De gronden waarop het hoger beroep berust zijn een herhaling van wat appellant in bezwaar en beroep heeft aangevoerd. Daarom wordt verwezen naar de overwegingen onder 5 tot en met 8 van de aangevallen uitspraak, waarin de rechtbank de gronden uitgebreid heeft besproken en overtuigend heeft gemotiveerd waarom zij niet slagen. Het oordeel van de rechtbank en de overwegingen die de rechtbank tot dit oordeel hebben geleid worden onderschreven. In hoger beroep heeft appellant geen nieuwe (medische) stukken overgelegd die aanleiding geven voor twijfel aan het oordeel van de rechtbank.
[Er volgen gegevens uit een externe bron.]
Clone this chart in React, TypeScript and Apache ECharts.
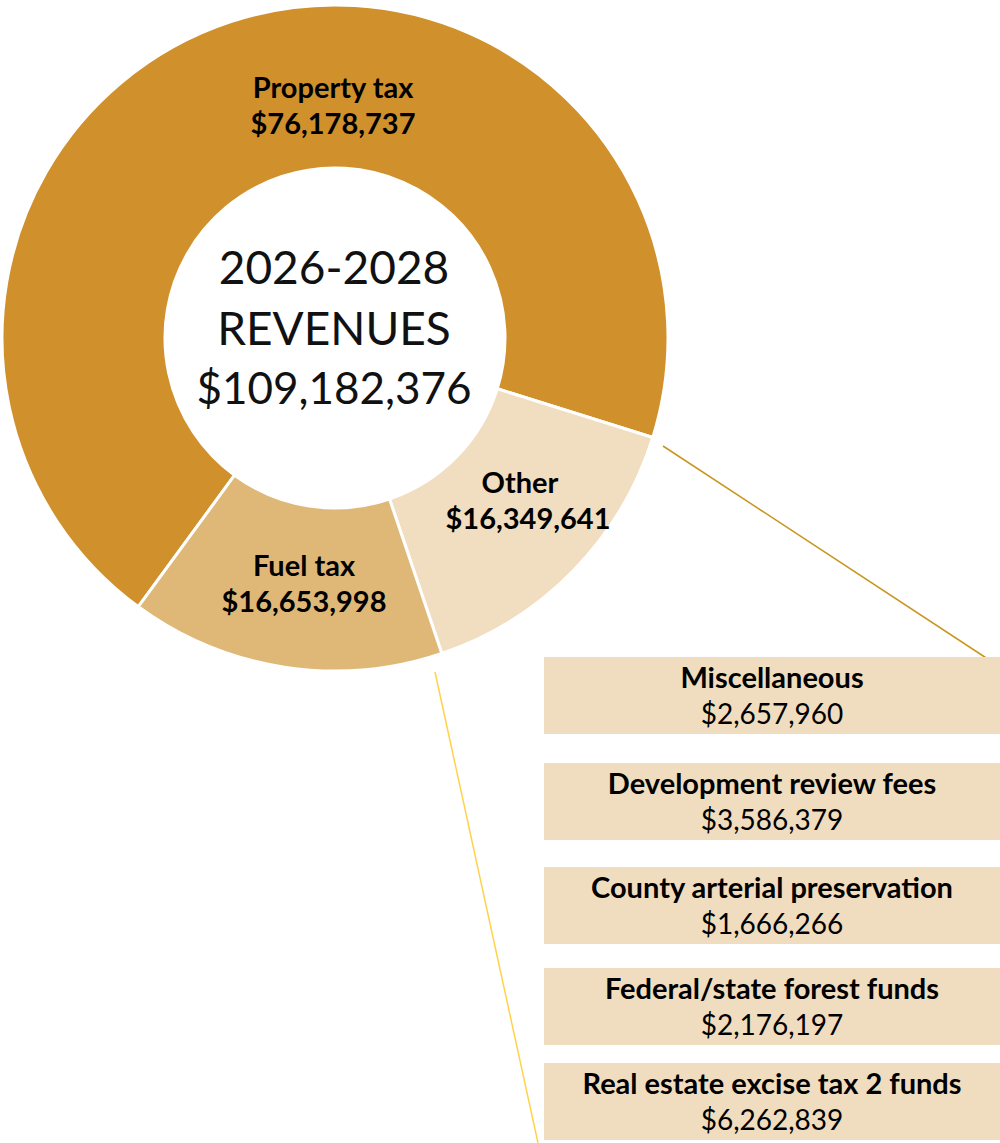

Nu er geen twijfel is aan de inhoudelijke beoordeling van het Uwv wordt er geen reden gezien om op deze grond een onafhankelijke deskundige te benoemen.
4.5.
De rechtbank wordt ook gevolgd in haar oordeel dat het Uwv voldoende heeft gemotiveerd dat, uitgaande van de juistheid van de FML, de geselecteerde functies in medisch opzicht geschikt zijn voor appellant.
4.6.
De overwegingen in 4.1 tot en met 4.5 leiden tot de conclusie dat het hoger beroep niet slaagt. De aangevallen uitspraak zal worden bevestigd.
5. Voor een veroordeling in de proceskosten bestaat geen aanleiding.

BESLISSING

De Centrale Raad van Beroep bevestigt de aangevallen uitspraak.
Deze uitspraak is gedaan door R.E. Bakker, in tegenwoordigheid van D.S. Barthel als griffier. De beslissing is uitgesproken in het openbaar op 25 september 2019.